Republican Fodder

December 2002


When it Reigns, it Pours

Shortly after her Golden Jubilee, the popularity of Queen Elizabeth II and the British monarchy is at a fifteen-year low. Just over half of her subjects believe the country would be worse off without a monarch. This is what comes of placing a rather awful middle-class German family on the throne.

The Paul Burrell scandal and the palace rape investigation that so quickly followed are just two in a long line of blunders the Saxe-Coburgs have stumbled into. The fact is that the British royals are not up to their roles, and either need their responsibilities lessened or perhaps need to find other employment.

The great political commentator of the 19th century, Walter Bagehot, defended the monarchy as an institution but cautioned that it could not bear very close scrutiny or it would lose its magic. Well, the sparkle has long gone (somewhere around the abdication of Edward VIII one would think), and if they want to keep their jobs (if that doesn't stretch the definition of "job" too far), they might want to look abroad for examples.

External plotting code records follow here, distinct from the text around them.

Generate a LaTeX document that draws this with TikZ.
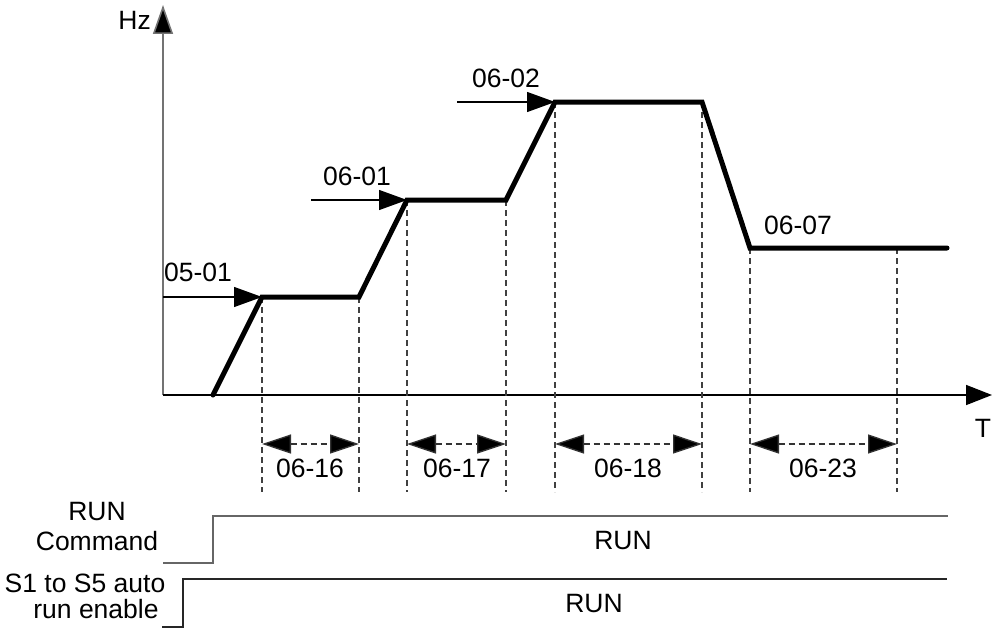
\documentclass[tikz,border=0pt]{standalone}
\usepackage{fontspec}
\setmainfont{Liberation Sans}
\usetikzlibrary{arrows.meta}
\begin{document}
\begin{tikzpicture}[x=1pt,y=-1pt,
  lbl/.style={font=\fontsize{26.5}{30}\selectfont, inner sep=0pt, anchor=center},
  profile/.style={line width=5pt, line join=miter, line cap=round},
  refarr/.style={line width=1.3pt, -{Triangle[length=28pt,width=20pt]}},
  axisx/.style={line width=1.6pt, -{Triangle[length=26pt,width=20pt]}},
  axisy/.style={line width=1.6pt, draw=black!55, -{Triangle[length=29pt,width=20pt,fill=black]}},
  guide/.style={line width=1.1pt, draw=black!75, dash pattern=on 6pt off 4pt},
  dimarr/.style={line width=1.3pt, draw=black!80, dash pattern=on 6pt off 4pt,
    {Triangle[length=29pt,width=19pt,fill=black]}-{Triangle[length=29pt,width=19pt,fill=black]}},
  sig/.style={line width=1.4pt}
]
\useasboundingbox (0,0) rectangle (992,634);

% key levels
\coordinate (org) at (163,395);
\coordinate (bot) at (0,492);
\coordinate (arr) at (0,444);

% axes
\draw[axisy] (org) -- (163,5) coordinate (ytip);
\draw[axisx] (org) -- (992,395) coordinate (xtip);
\node[lbl, anchor=east] (hz) at (151,20) {Hz};
\node[lbl] (tl) at (983,428) {T};

% profile points
\coordinate (p0) at (213,395);
\coordinate (p1) at (262,297);
\coordinate (p2) at (359,297);
\coordinate (p3) at (407,200);
\coordinate (p4) at (506,200);
\coordinate (p5) at (555,102);
\coordinate (p6) at (702,102);
\coordinate (p7) at (750,248);
\coordinate (p8) at (897,248);
\coordinate (p9) at (947,248);

% guides
\foreach \p in {p1,p2,p3,p4,p5,p6,p7,p8}
  \draw[guide] (\p) -- (\p |- bot);

\draw[profile] (p0) -- (p1) -- (p2) -- (p3) -- (p4) -- (p5) -- (p6) -- (p7) -- (p9);

% reference arrows
\coordinate (r1) at (163,297);
\coordinate (r2) at (311,200);
\coordinate (r3) at (457,102);
\draw[refarr] (r1) -- (p1);
\draw[refarr] (r2) -- (p3);
\draw[refarr] (r3) -- (p5);
\node[lbl] (l0501) at (198,272) {05-01};
\node[lbl] (l0601) at (357,176) {06-01};
\node[lbl] (l0602) at (506,78) {06-02};
\node[lbl] (l0607) at (798,225) {06-07};

% dimension arrows
\draw[dimarr] (p1 |- arr) -- (p2 |- arr);
\draw[dimarr] (p3 |- arr) -- (p4 |- arr);
\draw[dimarr] (p5 |- arr) -- (p6 |- arr);
\draw[dimarr] (p7 |- arr) -- (p8 |- arr);
\node[lbl] (l0616) at (310,468) {06-16};
\node[lbl] (l0617) at (457,468) {06-17};
\node[lbl] (l0618) at (628,468) {06-18};
\node[lbl] (l0623) at (823,468) {06-23};

% signals
\coordinate (c0) at (163,563);
\coordinate (c1) at (213,563);
\coordinate (c2) at (213,516);
\coordinate (c3) at (948,516);
\draw[sig, draw=black!60] (c0) -- (c1) -- (c2) -- (c3);
\coordinate (s0) at (162,627);
\coordinate (s1) at (183,627);
\coordinate (s2) at (183,579);
\coordinate (s3) at (947,579);
\draw[sig, draw=black!85] (s0) -- (s1) -- (s2) -- (s3);
\node[lbl] (run1) at (623,541) {RUN};
\node[lbl] (run2) at (594,604) {RUN};
\node[lbl] (cmd1) at (97,512) {RUN};
\node[lbl] (cmd2) at (97,541) {Command};
\node[lbl] (en1) at (85,583) {S1 to S5 auto};
\node[lbl] (en2) at (96,609) {run enable};
\end{tikzpicture}
\end{document}
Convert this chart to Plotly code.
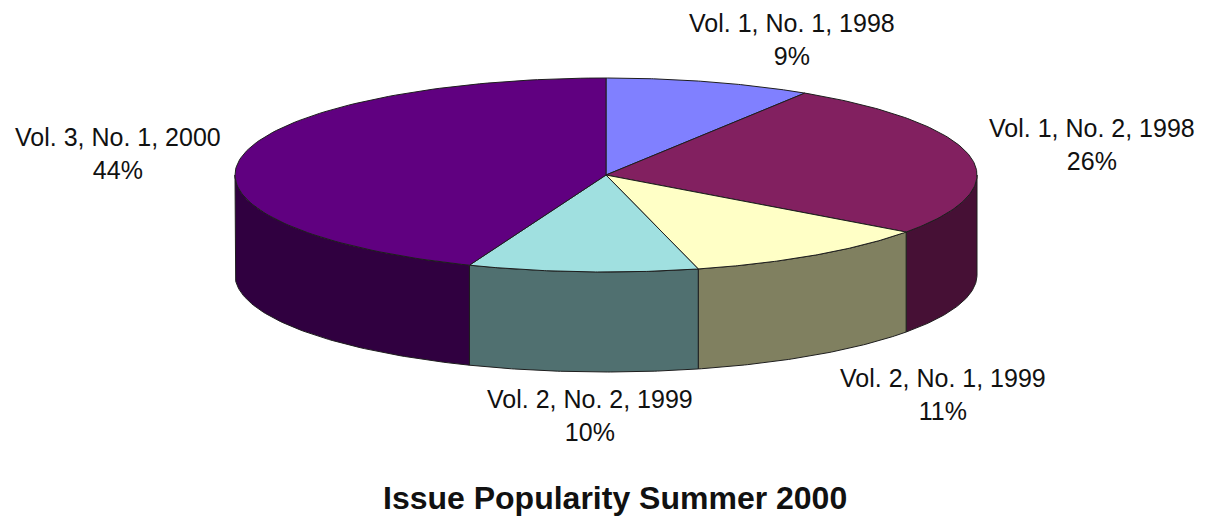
import numpy as np
import plotly.graph_objects as go

# ---- data ----
labels = ["Vol. 1, No. 1, 1998", "Vol. 1, No. 2, 1998", "Vol. 2, No. 1, 1999",
          "Vol. 2, No. 2, 1999", "Vol. 3, No. 1, 2000"]
percent = [9, 26, 11, 10, 44]
title_text = "Issue Popularity Summer 2000"

# ---- styles ----
top_colors = ["#8080FF", "#822060", "#FFFFC6", "#A0E0E0", "#600080"]
side_colors = ["#404080", "#461035", "#808060", "#507070", "#300040"]
label_pos = [(792, 39), (1092, 144), (943, 394), (590, 415), (118, 153)]

W, H = 1206, 518
cx, cy, a, b, depth = 606, 175, 371, 97, 100
edge = "#1e1e1e"


def ell(theta_deg, dy=0.0):
    t = np.radians(theta_deg)
    return cx + a * np.sin(t), cy - b * np.cos(t) + dy


fig = go.Figure()
total = float(sum(percent))
bounds = np.concatenate([[0], np.cumsum(percent)]) / total * 360.0

# side faces (front half only visible: 90..270 degrees clockwise from top)
for i in range(len(percent)):
    t0, t1 = bounds[i], bounds[i + 1]
    s0, s1 = max(t0, 90.0), min(t1, 270.0)
    if s1 <= s0:
        continue
    th = np.linspace(s0, s1, 80)
    xt, yt = ell(th)
    xb, yb = ell(th[::-1], depth)
    xs = np.concatenate([xt, xb, [xt[0]]])
    ys = np.concatenate([yt, yb, [yt[0]]])
    fig.add_trace(go.Scatter(x=xs, y=ys, mode="lines", fill="toself",
                             fillcolor=side_colors[i],
                             line=dict(color=edge, width=1),
                             hoverinfo="skip", showlegend=False))

# top faces
for i in range(len(percent)):
    t0, t1 = bounds[i], bounds[i + 1]
    th = np.linspace(t0, t1, 120)
    xt, yt = ell(th)
    xs = np.concatenate([[cx], xt, [cx]])
    ys = np.concatenate([[cy], yt, [cy]])
    fig.add_trace(go.Scatter(x=xs, y=ys, mode="lines", fill="toself",
                             fillcolor=top_colors[i],
                             line=dict(color=edge, width=1),
                             hoverinfo="skip", showlegend=False))

font_family = "Liberation Sans, Arial, sans-serif"
for i in range(len(percent)):
    x, y = label_pos[i]
    fig.add_annotation(x=x, y=y, xref="x", yref="y",
                       text=f"{labels[i]}<br>{percent[i]}%",
                       showarrow=False, align="center",
                       font=dict(family=font_family, size=25, color="#111111"))

fig.add_annotation(x=615, y=498, xref="x", yref="y", text=f"<b>{title_text}</b>",
                   showarrow=False, font=dict(family=font_family, size=32, color="#111111"))

fig.update_xaxes(range=[0, W], visible=False, fixedrange=True)
fig.update_yaxes(range=[H, 0], visible=False, fixedrange=True)
fig.update_layout(width=W, height=H, margin=dict(l=0, r=0, t=0, b=0),
                  paper_bgcolor="white", plot_bgcolor="white", showlegend=False)

fig.write_html("out.html")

Europe does have other royal families, Belgium, Sweden, the Netherlands and Norway. They are less visible and less expensive, a good place for the Brits to start. Meanwhile, they don't have the class and style of Spain's King Juan Carlos, who ordered the army back to barracks during the 1981 coup declaring that Spain was a parliamentary democracy. Of course, one expects more of a descendant of Louis XIV rather than those of an elector of Hesse.